The other significant component to Space Adventure’s brand building plan is corporate programs and partnerships. Some consumer product/service companies are leveraging space trips for promotional and incentive purposes. In July of this year, a Brazilian woman won a Volkswagen-sponsored competition to take a trip to the edge of space, 100 km above the Earth. She'll have to train in special zero gravity conditions before she takes the flight with Space Adventures two years from now. Partnerships with US Air and American Express currently allow program members to redeem air miles or Membership Rewards points for Space Adventures flights.
Other corporations are using the less-expensive zero-gravity flights as opportunities for “team-building exercises.” Space Adventures’ Volmer acknowledges that much of the company’s revenue base is reliant on corporate partnerships and corporate travel purchases such as for future sub-orbital flights.
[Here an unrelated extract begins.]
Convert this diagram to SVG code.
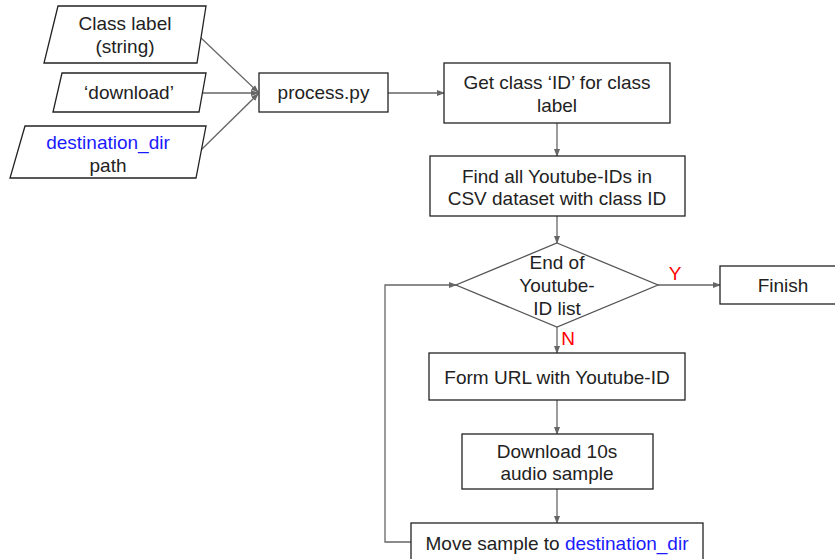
<svg xmlns="http://www.w3.org/2000/svg" width="835" height="559" viewBox="0 0 835 559">
<style>
.box{fill:#fff;stroke:#222;stroke-width:1.3}
.t{font-family:"Liberation Sans",Arial,sans-serif;font-size:19px;fill:#222;text-anchor:middle}
.b{fill:#1a1aff}
.r{font-family:"Liberation Sans",Arial,sans-serif;font-size:19px;fill:#ff0000;text-anchor:middle}
.c{fill:none;stroke:#666;stroke-width:1.3}
</style>
<defs>
<marker id="ah" markerWidth="8" markerHeight="6" refX="7" refY="3" orient="auto" markerUnits="userSpaceOnUse">
<path d="M0,0 L8,3 L0,6 Z" fill="#666"/>
</marker>
</defs>
<rect width="835" height="559" fill="#fff"/>
<g id="connectors">
<line class="c" x1="200" y1="37" x2="258" y2="92" marker-end="url(#ah)"/>
<line class="c" x1="203" y1="93" x2="258" y2="93" marker-end="url(#ah)"/>
<line class="c" x1="200" y1="151" x2="258" y2="94" marker-end="url(#ah)"/>
<line class="c" x1="388" y1="93" x2="444" y2="93" marker-end="url(#ah)"/>
<line class="c" x1="557" y1="123" x2="557" y2="156" marker-end="url(#ah)"/>
<line class="c" x1="557" y1="216" x2="557" y2="243" marker-end="url(#ah)"/>
<line class="c" x1="658" y1="285" x2="720" y2="285" marker-end="url(#ah)"/>
<line class="c" x1="557" y1="327" x2="557" y2="353" marker-end="url(#ah)"/>
<line class="c" x1="557" y1="400" x2="557" y2="434" marker-end="url(#ah)"/>
<line class="c" x1="557" y1="489" x2="557" y2="523" marker-end="url(#ah)"/>
<polyline class="c" points="411,542 385,542 385,285 456,285" marker-end="url(#ah)"/>
<text class="r" x="675" y="280">Y</text>
<text class="r" x="568" y="345">N</text>
</g>
<g id="in-class">
<polygon class="box" points="58,6 206,6 197,63 44,63"/>
<text class="t" x="125" y="30">Class label</text>
<text class="t" x="125" y="53">(string)</text>
</g>
<g id="in-download">
<polygon class="box" points="62,73 206,73 199,112 53,112"/>
<text class="t" x="129" y="99">‘download’</text>
</g>
<g id="in-dest">
<polygon class="box" points="25,126 206,126 196,178 10,178"/>
<text class="t b" x="108" y="149">destination_dir</text>
<text class="t" x="108" y="172">path</text>
</g>
<g id="process">
<rect class="box" x="259" y="73" width="129" height="39"/>
<text class="t" x="323.5" y="99">process.py</text>
</g>
<g id="get-class">
<rect class="box" x="444" y="63" width="226" height="60"/>
<text class="t" x="557" y="89">Get class ‘ID’ for class</text>
<text class="t" x="557" y="112">label</text>
</g>
<g id="find-ids">
<rect class="box" x="430" y="156" width="255" height="60"/>
<text class="t" x="557" y="183">Find all Youtube-IDs in</text>
<text class="t" x="557" y="205">CSV dataset with class ID</text>
</g>
<g id="decision">
<polygon class="box" points="557,243 658,285 557,327 456,285" style="stroke:#555"/>
<text class="t" x="557" y="269">End of</text>
<text class="t" x="557" y="292">Youtube-</text>
<text class="t" x="557" y="315">ID list</text>
</g>
<g id="finish">
<rect class="box" x="720" y="266" width="125" height="38"/>
<text class="t" x="783" y="292">Finish</text>
</g>
<g id="form-url">
<rect class="box" x="429" y="353" width="256" height="47"/>
<text class="t" x="557" y="384">Form URL with Youtube-ID</text>
</g>
<g id="download">
<rect class="box" x="462" y="434" width="191" height="55"/>
<text class="t" x="557" y="458">Download 10s</text>
<text class="t" x="557" y="480">audio sample</text>
</g>
<g id="move">
<rect class="box" x="411" y="523" width="292" height="50"/>
<text class="t" x="557" y="550">Move sample to <tspan class="b">destination_dir</tspan></text>
</g>
</svg>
He predicts that close to half of the company’s revenue over the next two to three years will come from the corporate side versus the consumer.
What is interesting and rather ironic for an industry modeling itself after tourism is that at this juncture as well as for the near future, luxury price points do not translate to a luxurious experience—in fact it’s anything but. Current space travel requires excellent physical and psychological health, commitment to intensive training and traveling in and out of Russia as well as both the scrutiny and blessings of NASA. The process and flight itself are not only time and money intensive but physically demanding as well. It’s more about an extreme thrill ride for adults—a far cry from the posh environs of Concord in its day.
Dave Hurlbert, branding consultant formerly with Addison and Landor, says, “What Concord was selling was luxury and glamour. [It] was the ultimate travel experience similar to this [proposition]. The difference is Space Adventures is not luxurious—it’s rigorous. You have no sensual satisfaction, as you would say on a cruise ship where you have plenty of food, entertainment, room, etc. I think the space tourism term is misleading.”
There is little question that space tourism as defined by its own industry is an aspirational promise of what could be, tapping into universal childhood dreams of soaring past the stars in a spaceship. What will be remains to be seen especially as the FAA, US Congress and international agencies step in to regulate the industry. In the meantime, the branding race has already begun.